We were now in the valley of the Chico, which is a large stream with a swift current, its cañadon bordered with bare ridges. It felt like old times to be in a river valley once more, reminding us of those we had passed through on our way to Lake Buenos Aires. We saw geese again, of which I shot two, and also a pigeon. The valley here was very rich with red seed-bearing grass, and beyond, nearer to the water, a glorious green pantano, dotted with deep clear pools.
Before parting with the Italians they presented us with some sugar and I gave them some tea and tobacco. The valley through which we marched continued to be very fertile. The grass was like that of an English meadow with sweet far-off scents, but lacking the dewiness of our English scents of wood and wold.
On January 7 we travelled eleven leagues, taking a short cut through a bare cañadon of dry mud-hills. Leaving this behind us we again came in sight of the River Chico and crossed a high pampa of yellow tussocks and gravel. The morning dawned hot with the usual accompaniment of mosquitoes and sand-flies. As we sighted the river this heat gave place to a fresh rain-smelling wind, inexpressibly grateful.

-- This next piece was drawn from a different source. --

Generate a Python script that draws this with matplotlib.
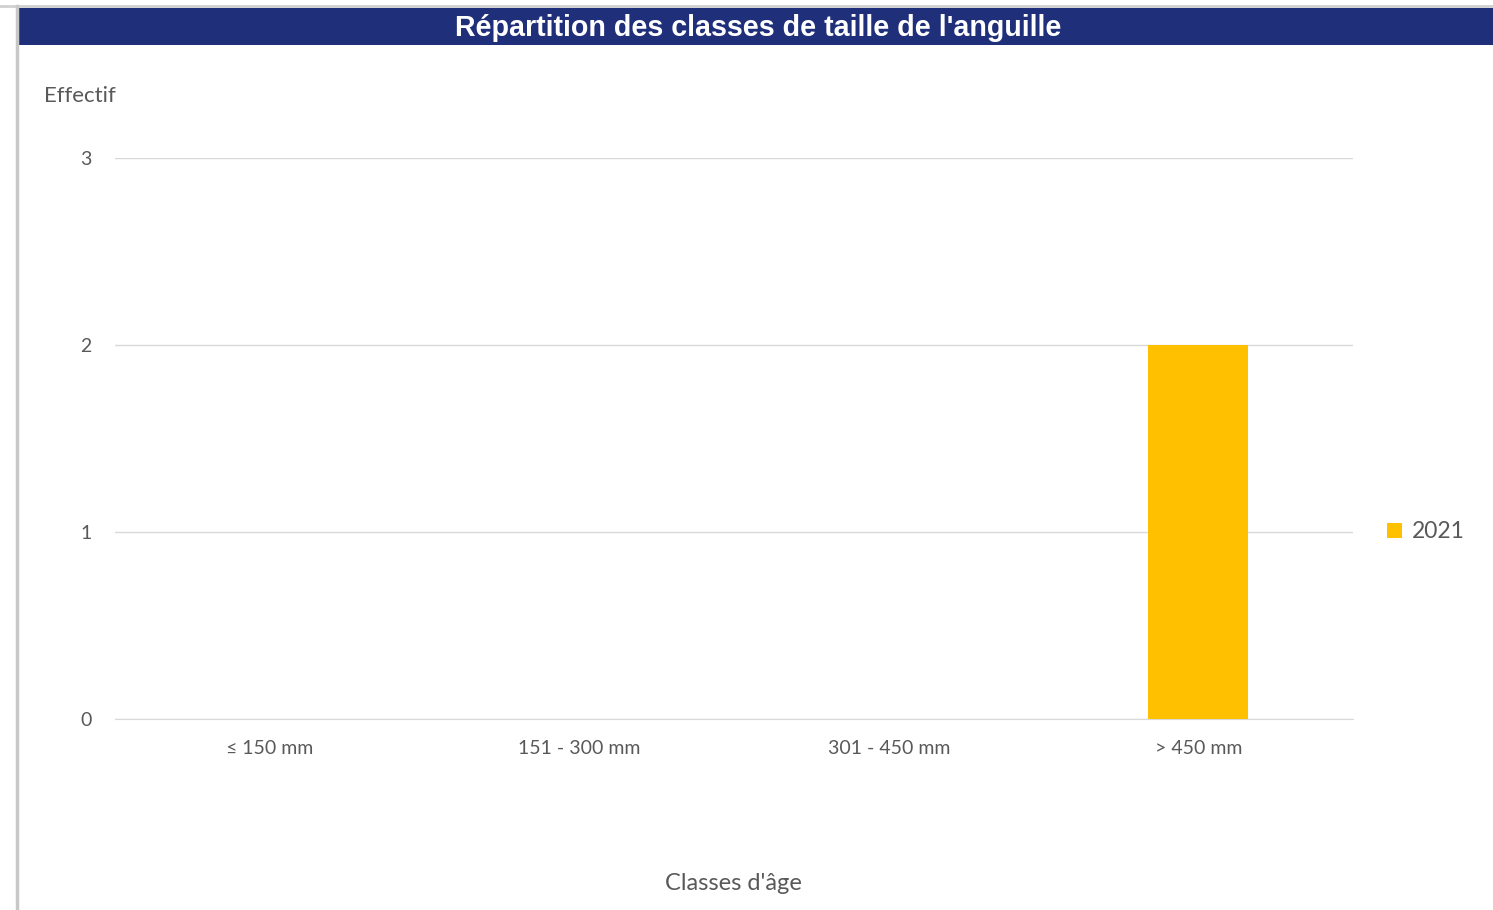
import matplotlib
matplotlib.use("Agg")
import matplotlib.pyplot as plt
from matplotlib.patches import Rectangle
from matplotlib.lines import Line2D

categories = ["≤ 150 mm", "151 - 300 mm", "301 - 450 mm", "> 450 mm"]
values_2021 = [0, 0, 0, 2]
series_name = "2021"
yticks = [0, 1, 2, 3]

W, H = 1493, 910
fig = plt.figure(figsize=(W/100, H/100), dpi=100)
fig.patch.set_facecolor("white")

# borders
fig.add_artist(Line2D([0, 1], [1 - 6/H, 1 - 6/H], color="#d0d0d0", lw=2, transform=fig.transFigure))
fig.add_artist(Line2D([16.5/W, 16.5/W], [0, 1 - 6/H], color="#c8c8c8", lw=2.5, transform=fig.transFigure))
# title band
fig.add_artist(Rectangle((18/W, 1 - 45/H), 1 - 18/W, 37/H, transform=fig.transFigure,
                         facecolor="#1f2f7a", edgecolor="none"))
fig.text(758/W, 1 - 28/H, "Répartition des classes de taille de l'anguille", color="white",
         fontsize=20.6, fontweight="bold", family="Liberation Sans", ha="center", va="center")

ax = fig.add_axes([115/W, 1 - 719/H, (1353 - 115)/W, (719 - 158)/H])
x = list(range(len(categories)))
ax.bar(x, values_2021, width=0.323, color="#ffc000", label=series_name, zorder=3)
ax.set_xlim(-0.5, len(categories) - 0.5)
ax.set_ylim(0, 3)
ax.set_yticks(yticks)
ax.set_xticks(x)
ax.set_xticklabels(categories, fontsize=14, color="#595959", family="Lato")
ax.set_yticklabels([str(v) for v in yticks], fontsize=14, color="#595959", family="Lato")
ax.tick_params(axis="both", length=0)
ax.tick_params(axis="x", pad=15)
ax.tick_params(axis="y", pad=21)
for lab in ax.get_yticklabels():
    lab.set_horizontalalignment("center")
ax.grid(axis="y", color="#d9d9d9", lw=1, zorder=0)
for s in ["top", "right", "left"]:
    ax.spines[s].set_visible(False)
ax.spines["bottom"].set_color("#d9d9d9")

fig.text(80/W, 1 - 96/H, "Effectif", fontsize=16, color="#595959", family="Lato", ha="center", va="center")
fig.text(733/W, 1 - 884/H, "Classes d'âge", fontsize=17, color="#595959", family="Lato", ha="center", va="center")

leg = ax.legend(loc="center left", bbox_to_anchor=(1387/W, 1 - 532/H), bbox_transform=fig.transFigure,
                frameon=False, fontsize=16.5, handlelength=0.65, handleheight=0.65, handletextpad=0.45,
                borderaxespad=0, borderpad=0)
for t in leg.get_texts():
    t.set_color("#595959")
    t.set_family("Lato")

fig.savefig("out.png", dpi=100)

In the afternoon, as we rode along, there appeared against the sky a keen peak of rock—Sierra Ventana. We had long been looking forward to our first glimpse of it, knowing it would be a sign that we were nearing civilisation. Blue, distant, perhaps thirty miles away, behind the basalt hills, it raised its strange castle-like head, only the castle is of nature's building, not man's. I think we all welcomed this token of the old kindly inhabited world again, after our months spent on houseless plains and inhospitable mountains.
A herd of guanaco some twenty strong showed at almost the same moment. I galloped forward, feeling glad that our dinner no longer depended on my shot. I was a mere sportsman once more. The doe I shot had fat on her, the first we had seen during our wanderings, "just as we've got the chance of fat mutton, too," as someone remarked. Rain fell at night, and the wind blew, but with the razor-edge of cold off. We camped in some flowering grasses with the bare steppes of the pampa on one side and the dark hills on the other; behind these, among some bright streaks in the stormy billowy sky, the Sierra Ventana thrust up its crest.
THE HOME OF THE INDIAN WHO GAVE US MUTTON
Next day we came upon a hut of Indians, who gave me some mutton, for which they would accept no payment. Perhaps they did not like to take money from a man in so old a coat! I, however, gave them some tobacco.